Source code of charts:
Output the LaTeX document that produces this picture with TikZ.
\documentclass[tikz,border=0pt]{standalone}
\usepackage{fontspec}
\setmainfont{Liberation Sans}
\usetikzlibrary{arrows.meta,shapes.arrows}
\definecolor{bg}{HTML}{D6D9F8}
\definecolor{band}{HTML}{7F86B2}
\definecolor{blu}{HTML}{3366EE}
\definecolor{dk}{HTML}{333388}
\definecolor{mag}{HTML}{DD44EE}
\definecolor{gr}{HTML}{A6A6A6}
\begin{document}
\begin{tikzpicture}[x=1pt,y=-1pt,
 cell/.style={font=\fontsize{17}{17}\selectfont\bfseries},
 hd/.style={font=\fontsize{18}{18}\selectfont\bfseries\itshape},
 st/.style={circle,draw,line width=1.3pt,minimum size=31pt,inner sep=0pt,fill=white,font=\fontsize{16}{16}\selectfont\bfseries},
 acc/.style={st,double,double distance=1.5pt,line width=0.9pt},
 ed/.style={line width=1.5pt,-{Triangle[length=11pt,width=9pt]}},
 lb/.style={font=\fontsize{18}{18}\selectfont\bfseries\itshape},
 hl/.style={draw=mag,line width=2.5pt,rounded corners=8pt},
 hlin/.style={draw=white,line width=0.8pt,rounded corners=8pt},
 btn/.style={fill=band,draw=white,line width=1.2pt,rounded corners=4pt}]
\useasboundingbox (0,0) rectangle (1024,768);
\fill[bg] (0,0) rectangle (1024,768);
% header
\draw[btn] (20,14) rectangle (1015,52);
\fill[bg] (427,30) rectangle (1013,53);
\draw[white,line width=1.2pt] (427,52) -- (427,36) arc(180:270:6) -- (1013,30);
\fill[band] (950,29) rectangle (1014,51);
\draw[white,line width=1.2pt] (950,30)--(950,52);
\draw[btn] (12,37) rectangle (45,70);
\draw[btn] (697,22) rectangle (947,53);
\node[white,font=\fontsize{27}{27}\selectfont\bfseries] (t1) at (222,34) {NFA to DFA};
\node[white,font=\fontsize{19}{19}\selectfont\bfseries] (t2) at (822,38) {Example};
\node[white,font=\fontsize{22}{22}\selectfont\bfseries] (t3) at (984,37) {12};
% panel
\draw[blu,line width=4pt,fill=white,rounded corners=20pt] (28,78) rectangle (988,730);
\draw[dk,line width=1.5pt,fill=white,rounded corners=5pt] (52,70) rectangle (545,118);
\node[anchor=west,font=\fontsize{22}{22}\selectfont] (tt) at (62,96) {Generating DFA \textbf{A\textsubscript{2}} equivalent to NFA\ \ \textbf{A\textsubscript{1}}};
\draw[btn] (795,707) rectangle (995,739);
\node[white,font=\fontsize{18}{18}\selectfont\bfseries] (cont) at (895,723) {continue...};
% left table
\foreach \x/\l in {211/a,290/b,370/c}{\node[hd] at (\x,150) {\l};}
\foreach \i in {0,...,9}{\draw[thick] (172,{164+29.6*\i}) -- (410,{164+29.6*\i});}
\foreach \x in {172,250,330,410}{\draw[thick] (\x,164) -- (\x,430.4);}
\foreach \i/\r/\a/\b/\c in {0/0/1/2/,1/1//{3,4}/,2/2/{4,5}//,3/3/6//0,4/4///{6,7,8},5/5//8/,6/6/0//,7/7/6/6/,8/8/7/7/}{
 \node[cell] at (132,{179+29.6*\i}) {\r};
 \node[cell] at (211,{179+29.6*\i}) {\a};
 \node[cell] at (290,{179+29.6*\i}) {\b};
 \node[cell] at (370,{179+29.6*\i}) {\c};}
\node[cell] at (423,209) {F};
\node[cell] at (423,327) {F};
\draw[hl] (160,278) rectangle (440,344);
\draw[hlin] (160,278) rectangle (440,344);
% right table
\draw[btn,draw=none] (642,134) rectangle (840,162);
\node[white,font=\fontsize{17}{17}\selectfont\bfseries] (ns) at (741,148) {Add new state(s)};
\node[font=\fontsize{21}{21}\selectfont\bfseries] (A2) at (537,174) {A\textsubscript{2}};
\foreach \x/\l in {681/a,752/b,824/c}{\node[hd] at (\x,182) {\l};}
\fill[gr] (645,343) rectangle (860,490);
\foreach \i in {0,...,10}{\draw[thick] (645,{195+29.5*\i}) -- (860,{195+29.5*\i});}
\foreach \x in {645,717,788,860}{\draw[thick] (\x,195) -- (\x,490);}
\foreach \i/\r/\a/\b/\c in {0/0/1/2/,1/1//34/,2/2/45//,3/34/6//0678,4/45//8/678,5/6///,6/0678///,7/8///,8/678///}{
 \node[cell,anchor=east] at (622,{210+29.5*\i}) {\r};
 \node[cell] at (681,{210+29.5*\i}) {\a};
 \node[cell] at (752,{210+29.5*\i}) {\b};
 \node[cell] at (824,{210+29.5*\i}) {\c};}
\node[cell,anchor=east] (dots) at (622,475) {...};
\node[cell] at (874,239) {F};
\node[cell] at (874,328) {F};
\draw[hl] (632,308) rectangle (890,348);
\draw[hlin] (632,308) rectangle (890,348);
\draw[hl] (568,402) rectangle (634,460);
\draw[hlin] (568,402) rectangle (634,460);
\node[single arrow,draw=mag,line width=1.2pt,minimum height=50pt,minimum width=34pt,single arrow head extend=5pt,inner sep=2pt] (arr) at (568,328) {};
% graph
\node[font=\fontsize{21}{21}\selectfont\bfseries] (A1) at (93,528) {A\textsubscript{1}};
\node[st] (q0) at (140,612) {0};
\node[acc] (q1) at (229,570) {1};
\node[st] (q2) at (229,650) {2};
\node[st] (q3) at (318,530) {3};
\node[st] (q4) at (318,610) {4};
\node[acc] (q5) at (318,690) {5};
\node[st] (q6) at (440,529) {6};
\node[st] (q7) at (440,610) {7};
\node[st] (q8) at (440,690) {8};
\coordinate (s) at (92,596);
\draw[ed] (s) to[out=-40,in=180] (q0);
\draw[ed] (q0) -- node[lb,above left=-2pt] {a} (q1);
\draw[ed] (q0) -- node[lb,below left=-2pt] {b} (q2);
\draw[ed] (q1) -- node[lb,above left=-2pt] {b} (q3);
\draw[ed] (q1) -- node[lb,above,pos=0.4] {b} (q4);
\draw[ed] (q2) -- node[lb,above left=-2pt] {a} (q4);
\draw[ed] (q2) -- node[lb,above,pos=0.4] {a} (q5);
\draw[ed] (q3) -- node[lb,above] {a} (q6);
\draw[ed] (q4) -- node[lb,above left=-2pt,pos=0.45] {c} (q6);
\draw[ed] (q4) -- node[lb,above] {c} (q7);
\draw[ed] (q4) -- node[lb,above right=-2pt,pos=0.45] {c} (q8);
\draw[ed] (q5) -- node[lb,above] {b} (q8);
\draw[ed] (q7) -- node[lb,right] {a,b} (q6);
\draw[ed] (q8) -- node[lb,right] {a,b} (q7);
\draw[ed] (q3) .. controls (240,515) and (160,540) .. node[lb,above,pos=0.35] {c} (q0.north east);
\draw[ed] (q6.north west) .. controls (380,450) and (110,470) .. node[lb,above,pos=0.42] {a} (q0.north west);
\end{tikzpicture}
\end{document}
...
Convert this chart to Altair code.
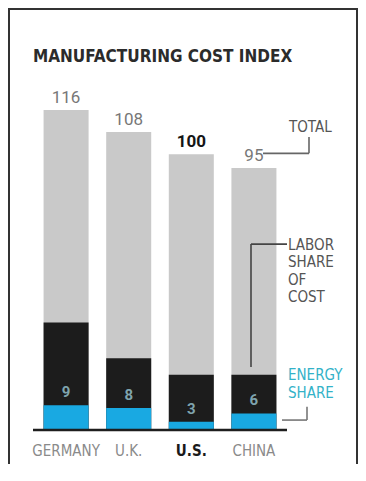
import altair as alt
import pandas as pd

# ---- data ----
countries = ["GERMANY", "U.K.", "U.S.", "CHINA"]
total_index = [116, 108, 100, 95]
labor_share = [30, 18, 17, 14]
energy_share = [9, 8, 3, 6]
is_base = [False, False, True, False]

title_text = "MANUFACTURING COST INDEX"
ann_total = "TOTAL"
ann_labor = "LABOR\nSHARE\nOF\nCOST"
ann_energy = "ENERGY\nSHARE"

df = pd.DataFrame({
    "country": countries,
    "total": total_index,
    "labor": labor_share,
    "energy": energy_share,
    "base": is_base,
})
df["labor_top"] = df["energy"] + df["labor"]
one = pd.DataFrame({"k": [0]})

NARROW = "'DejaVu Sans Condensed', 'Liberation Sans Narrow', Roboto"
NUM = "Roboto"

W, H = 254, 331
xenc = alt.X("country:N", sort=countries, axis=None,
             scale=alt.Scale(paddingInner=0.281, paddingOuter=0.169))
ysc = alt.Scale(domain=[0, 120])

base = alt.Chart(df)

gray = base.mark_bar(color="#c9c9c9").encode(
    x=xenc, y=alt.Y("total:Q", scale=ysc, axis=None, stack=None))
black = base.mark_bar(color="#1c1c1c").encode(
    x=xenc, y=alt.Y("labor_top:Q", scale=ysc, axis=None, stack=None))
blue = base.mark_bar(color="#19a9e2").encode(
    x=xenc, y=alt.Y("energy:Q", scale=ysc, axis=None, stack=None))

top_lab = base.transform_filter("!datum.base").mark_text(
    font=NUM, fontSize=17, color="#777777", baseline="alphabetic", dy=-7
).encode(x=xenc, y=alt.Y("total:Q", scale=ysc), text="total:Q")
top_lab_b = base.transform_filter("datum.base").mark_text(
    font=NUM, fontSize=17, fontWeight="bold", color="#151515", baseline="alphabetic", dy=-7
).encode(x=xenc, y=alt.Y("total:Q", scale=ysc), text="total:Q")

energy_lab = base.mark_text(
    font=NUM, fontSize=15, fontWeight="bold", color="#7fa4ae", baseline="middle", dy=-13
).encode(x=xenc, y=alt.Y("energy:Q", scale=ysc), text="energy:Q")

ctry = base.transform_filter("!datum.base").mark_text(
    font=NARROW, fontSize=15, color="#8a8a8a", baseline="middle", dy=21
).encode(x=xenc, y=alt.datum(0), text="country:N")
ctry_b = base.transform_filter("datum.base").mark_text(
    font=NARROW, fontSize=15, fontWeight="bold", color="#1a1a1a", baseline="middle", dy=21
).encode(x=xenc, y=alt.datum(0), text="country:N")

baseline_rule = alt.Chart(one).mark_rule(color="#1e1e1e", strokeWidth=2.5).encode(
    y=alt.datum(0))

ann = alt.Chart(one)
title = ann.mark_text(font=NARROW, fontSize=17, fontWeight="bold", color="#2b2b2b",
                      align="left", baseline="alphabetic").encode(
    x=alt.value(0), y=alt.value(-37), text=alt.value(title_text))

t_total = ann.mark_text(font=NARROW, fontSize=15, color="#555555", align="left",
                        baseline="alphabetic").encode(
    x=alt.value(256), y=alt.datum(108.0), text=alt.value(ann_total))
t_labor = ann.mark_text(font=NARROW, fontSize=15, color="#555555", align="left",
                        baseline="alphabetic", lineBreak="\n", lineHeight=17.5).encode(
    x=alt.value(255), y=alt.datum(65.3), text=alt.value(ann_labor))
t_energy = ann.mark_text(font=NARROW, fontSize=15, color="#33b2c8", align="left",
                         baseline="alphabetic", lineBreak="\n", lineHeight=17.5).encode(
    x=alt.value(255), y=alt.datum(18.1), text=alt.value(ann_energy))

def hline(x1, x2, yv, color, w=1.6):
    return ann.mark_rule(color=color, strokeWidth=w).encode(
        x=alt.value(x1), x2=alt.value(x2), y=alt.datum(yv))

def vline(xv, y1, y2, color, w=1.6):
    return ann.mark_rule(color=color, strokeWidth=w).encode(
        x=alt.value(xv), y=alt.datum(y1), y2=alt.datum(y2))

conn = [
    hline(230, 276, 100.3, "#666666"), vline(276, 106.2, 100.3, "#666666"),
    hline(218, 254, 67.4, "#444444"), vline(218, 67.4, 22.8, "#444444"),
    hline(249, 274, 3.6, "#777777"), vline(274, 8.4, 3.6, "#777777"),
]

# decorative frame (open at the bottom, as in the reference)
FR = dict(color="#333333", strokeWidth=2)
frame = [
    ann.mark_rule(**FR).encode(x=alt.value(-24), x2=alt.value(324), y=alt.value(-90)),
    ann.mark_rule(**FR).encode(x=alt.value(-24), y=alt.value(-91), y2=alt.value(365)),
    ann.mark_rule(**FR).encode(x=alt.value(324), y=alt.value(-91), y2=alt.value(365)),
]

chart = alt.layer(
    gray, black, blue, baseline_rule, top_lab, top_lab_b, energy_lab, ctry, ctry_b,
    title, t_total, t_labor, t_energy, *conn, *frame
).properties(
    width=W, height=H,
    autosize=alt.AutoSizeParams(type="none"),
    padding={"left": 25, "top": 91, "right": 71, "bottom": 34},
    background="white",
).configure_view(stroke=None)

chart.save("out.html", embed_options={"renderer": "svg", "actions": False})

## THE PROBLEM
Word for word, retype the lines in the entries above that run from the one with "Convert this chart to Altair code." through the one with "import pandas as pd". Both ends count; pictures do not.

## SOLUTION
Convert this chart to Altair code.
import altair as alt
import pandas as pd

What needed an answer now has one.